Yes, we use it extensively. Wherever possible, we combine left/right into SIMD datatypes and then perform the DSP for left/right simultaneously. We also have several special algorithms that take advantage of the multi-processing and always use the SIMDe to generate the NEON version.

Our optimization specialist uses the SSE versions because he’s more familiar with them, and they offer more features than the NEON instructions.

Ah, very interesting. I’m using SIMD for per-voice calculations. I hadn’t thought about the stereo optimization path, though. Also, that SSE → NEON is another path, hadn’t thought of. Thanks for that!

May I know why you decide not to use KFR for SIMD operations? Is it because you need some fine controls over SIMD or some performance issues? I do like the idea of dynamic dispatch so KFR and highway are quite attractive to me.

@zsliu98 - I’m learning SIMD basically, so I haven’t caught up with you yet. :wink: This isn’t a commercial project, more of a lab workbench to get a good grasp on the issues. So far, I have learned a lot in the few weeks I’ve been hacking at it.

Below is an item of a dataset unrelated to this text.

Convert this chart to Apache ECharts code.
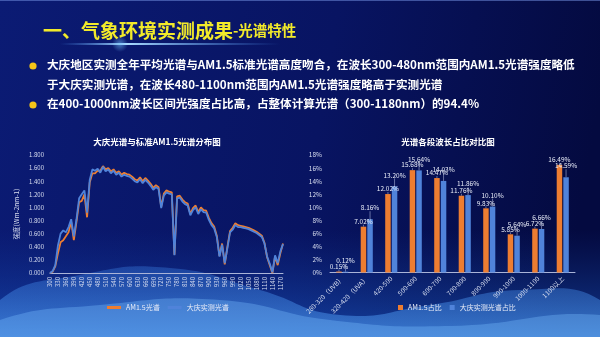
<!DOCTYPE html>
<html><head><meta charset="utf-8">
<script src="https://cdn.jsdelivr.net/npm/echarts@6/dist/echarts.min.js"></script>
<style>html,body{margin:0;padding:0;background:#08125c;}#c{width:600px;height:337px;}</style>
</head><body><div id="c"></div>
<script>
// ---- Line chart data (wavelength nm, 10 nm steps) ----
var wavelengths = [300,310,320,330,340,350,360,370,380,390,400,410,420,430,440,450,460,470,480,490,500,510,520,530,540,550,560,570,580,590,600,610,620,630,640,650,660,670,680,690,700,710,720,730,740,750,760,770,780,790,800,810,820,830,840,850,860,870,880,890,900,910,920,930,940,950,960,970,980,990,1000,1010,1020,1030,1040,1050,1060,1070,1080,1090,1100,1110,1120,1130,1140,1150,1160,1170,1180];
var am15Spectrum = [0.00,0.02,0.10,0.30,0.47,0.50,0.56,0.62,0.78,0.50,0.78,1.08,1.10,1.20,0.85,1.38,1.52,1.52,1.56,1.56,1.63,1.58,1.60,1.55,1.58,1.53,1.55,1.50,1.53,1.51,1.50,1.47,1.43,1.41,1.46,1.40,1.45,1.41,1.36,1.30,1.34,1.31,1.01,1.21,1.26,1.24,1.23,0.28,1.17,1.18,1.12,1.08,1.06,0.90,0.99,1.03,0.93,1.00,0.96,0.95,0.84,0.76,0.71,0.57,0.26,0.45,0.13,0.40,0.64,0.69,0.76,0.73,0.72,0.71,0.70,0.69,0.67,0.65,0.63,0.60,0.57,0.46,0.24,0.12,0.00,0.25,0.12,0.30,0.45];
var daqingSpectrum = [0.00,0.03,0.12,0.42,0.60,0.65,0.62,0.70,0.82,0.56,0.82,1.14,1.20,1.26,0.92,1.42,1.58,1.56,1.59,1.53,1.62,1.55,1.58,1.52,1.56,1.50,1.53,1.47,1.50,1.48,1.47,1.44,1.40,1.38,1.43,1.37,1.42,1.38,1.33,1.27,1.31,1.28,0.99,1.18,1.23,1.21,1.20,0.27,1.14,1.15,1.09,1.05,1.03,0.88,0.96,1.00,0.90,0.97,0.93,0.92,0.81,0.73,0.68,0.55,0.25,0.43,0.15,0.38,0.62,0.66,0.73,0.70,0.70,0.69,0.68,0.67,0.65,0.63,0.61,0.58,0.55,0.45,0.25,0.14,0.01,0.27,0.15,0.33,0.44];

// ---- Bar chart data (percent) ----
var bandCategories = ['280-320（UVB）','320-420（UVA）','420-500','500-600','600-700','700-800','800-900','900-1000','1000-1100','1100以上'];
var am15Share = [0.15,7.02,12.02,15.68,14.47,11.76,9.83,5.85,6.72,16.49];
var daqingShare = [0.12,8.16,13.20,15.64,14.03,11.86,10.10,5.64,6.66,14.59];

var ORANGE = '#ED7D31', BLUE = '#5083DA';
var FONT = '"Noto Sans CJK SC","Noto Sans",sans-serif';

var chart = echarts.init(document.getElementById('c'), null, {renderer:'canvas'});

var option = {
  backgroundColor: {
    type:'linear', x:0, y:0, x2:1, y2:0.3,
    colorStops:[{offset:0,color:'#0b1b74'},{offset:0.55,color:'#081462'},{offset:1,color:'#040a40'}]
  },
  textStyle:{fontFamily:FONT},
  animation:false,
  graphic:[
    {type:'rect', silent:true, z:-10, shape:{x:0,y:230,width:600,height:107},
      style:{fill:{type:'linear',x:0,y:0,x2:0,y2:1,colorStops:[{offset:0,color:'rgba(20,70,170,0)'},{offset:1,color:'rgba(30,100,210,0.55)'}]}}},
    {type:'polygon', silent:true, z:-9, shape:{smooth:0.5, points:[[0,300],[80,275],[170,268],[260,290],[340,315],[430,305],[520,290],[600,300],[600,337],[0,337]]},
      style:{fill:{type:'linear',x:0,y:0,x2:0,y2:1,colorStops:[{offset:0,color:'rgba(60,130,230,0.35)'},{offset:1,color:'rgba(90,170,250,0.6)'}]}}},
    {type:'polygon', silent:true, z:-9, shape:{smooth:0.5, points:[[0,320],[100,305],[220,300],[330,320],[450,326],[600,315],[600,337],[0,337]]},
      style:{fill:'rgba(120,190,255,0.35)'}},
    {type:'rect', silent:true, shape:{x:60,y:43,width:220,height:2},
      style:{fill:{type:'linear',x:0,y:0,x2:1,y2:0,colorStops:[{offset:0,color:'rgba(80,160,255,0)'},{offset:0.3,color:'rgba(170,220,255,1)'},{offset:1,color:'rgba(80,160,255,0)'}]}}},
    {type:'rect', silent:true, shape:{x:80,y:36,width:80,height:16},
      style:{fill:{type:'radial',x:0.5,y:0.5,r:0.5,colorStops:[{offset:0,color:'rgba(120,200,255,0.55)'},{offset:1,color:'rgba(120,200,255,0)'}]}}},
    {type:'rect', silent:true, shape:{x:0,y:0,width:600,height:1}, style:{fill:'rgba(120,150,230,0.5)'}},
    {type:'text', left:43, top:21, style:{
      text:'{a|一、气象环境实测成果}{b|-光谱特性}',
      rich:{a:{fontSize:19,fontWeight:'bold',fill:'#F2EA2A',fontFamily:FONT},b:{fontSize:14.5,fontWeight:'bold',fill:'#F2EA2A',fontFamily:FONT}}
    }},
    {type:'circle', shape:{cx:33,cy:66,r:3.6}, style:{fill:'#F5C518'}},
    {type:'circle', shape:{cx:33,cy:105,r:3.6}, style:{fill:'#F5C518'}},
    {type:'text', left:47, top:59, style:{text:'大庆地区实测全年平均光谱与AM1.5标准光谱高度吻合，在波长300-480nm范围内AM1.5光谱强度略低', fill:'#ffffff', fontSize:11.6, fontWeight:'bold', fontFamily:FONT}},
    {type:'text', left:47, top:79, style:{text:'于大庆实测光谱，在波长480-1100nm范围内AM1.5光谱强度略高于实测光谱', fill:'#ffffff', fontSize:11.6, fontWeight:'bold', fontFamily:FONT}},
    {type:'text', left:47, top:98, style:{text:'在400-1000nm波长区间光强度占比高，占整体计算光谱（300-1180nm）的94.4%', fill:'#ffffff', fontSize:11.6, fontWeight:'bold', fontFamily:FONT}}
  ],
  title:[
    {text:'大庆光谱与标准AM1.5光谱分布图', left:152, textAlign:'center', top:133, textStyle:{color:'#ffffff',fontSize:8.5,fontWeight:'bold',fontFamily:FONT}},
    {text:'光谱各段波长占比对比图', left:443, textAlign:'center', top:133, textStyle:{color:'#ffffff',fontSize:8.5,fontWeight:'bold',fontFamily:FONT}}
  ],
  legend:[
    {data:['AM1.5光谱','大庆实测光谱'], left:102, top:299, itemWidth:14, itemHeight:3, itemGap:8, icon:'rect',
     textStyle:{color:'#e8ecf8',fontSize:7,fontFamily:FONT}},
    {data:['AM1.5占比','大庆实测光谱占比'], left:393, top:299, itemWidth:5, itemHeight:5, itemGap:8, icon:'rect',
     textStyle:{color:'#e8ecf8',fontSize:7,fontFamily:FONT}}
  ],
  grid:[
    {left:50, top:155, width:233, height:118, containLabel:false},
    {left:330, top:155, width:245, height:117.5, containLabel:false}
  ],
  xAxis:[
    {type:'category', gridIndex:0, data:wavelengths, boundaryGap:false,
     axisLine:{lineStyle:{color:'#aab4d8',width:1}}, axisTick:{show:false},
     axisLabel:{interval:2, rotate:90, color:'#d8def0', fontSize:6, margin:4}},
    {type:'category', gridIndex:1, data:bandCategories,
     axisLine:{lineStyle:{color:'#aab4d8',width:1}}, axisTick:{show:false},
     axisLabel:{interval:0, rotate:45, color:'#d8def0', fontSize:6.5, margin:5}}
  ],
  yAxis:[
    {type:'value', gridIndex:0, min:0, max:1.8, interval:0.2,
     name:'强度(Wm-2nm-1)', nameLocation:'middle', nameGap:30, nameRotate:90,
     nameTextStyle:{color:'#d8def0',fontSize:6.5},
     axisLine:{show:false}, axisTick:{show:false}, splitLine:{show:false},
     axisLabel:{color:'#d8def0', fontSize:6, margin:6, formatter:function(v){return v.toFixed(3);}}},
    {type:'value', gridIndex:1, min:0, max:18, interval:2,
     axisLine:{show:false}, axisTick:{show:false}, splitLine:{show:false},
     axisLabel:{color:'#d8def0', fontSize:6.5, margin:8, formatter:'{value}%'}}
  ],
  series:[
    {name:'AM1.5光谱', type:'line', xAxisIndex:0, yAxisIndex:0, data:am15Spectrum, symbol:'none',
     lineStyle:{color:ORANGE,width:1.8}, itemStyle:{color:ORANGE}, z:2},
    {name:'大庆实测光谱', type:'line', xAxisIndex:0, yAxisIndex:0, data:daqingSpectrum, symbol:'none',
     lineStyle:{color:BLUE,width:1.8}, itemStyle:{color:BLUE}, z:3},
    {name:'AM1.5占比', type:'bar', xAxisIndex:1, yAxisIndex:1, data:am15Share, barWidth:5.5, barGap:'20%',
     itemStyle:{color:ORANGE},
     label:{show:true, position:'top', distance:2, color:'#e8ecf8', fontSize:6.5, formatter:function(p){return p.value.toFixed(2)+'%';}},
     labelLine:{show:true, lineStyle:{color:'#aab4d8',width:0.6}}},
    {name:'大庆实测光谱占比', type:'bar', xAxisIndex:1, yAxisIndex:1, data:daqingShare, barWidth:5.5,
     itemStyle:{color:BLUE},
     label:{show:true, position:'top', distance:8, color:'#e8ecf8', fontSize:6.5, formatter:function(p){return p.value.toFixed(2)+'%';}},
     labelLine:{show:true, lineStyle:{color:'#aab4d8',width:0.6}}}
  ],
  labelLayout:{moveOverlap:'shiftY'}
};
chart.setOption(option);
</script></body></html>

Its pretty clear that there are a great deal of giants’ shoulders for me to stand on, but I’m trying to get a personal understanding of things with SIMD at a low level, and don’t really want to leverage other libraries/methods until I’ve got a grasp on things with SIMDSynth.

Today I optimised a fair bit and got things up to 16 voices with pretty decent performance. I’ll add a few more features to the engine and then start taking a look at, for example sime and KFR in the context of my existing code. Good advice though!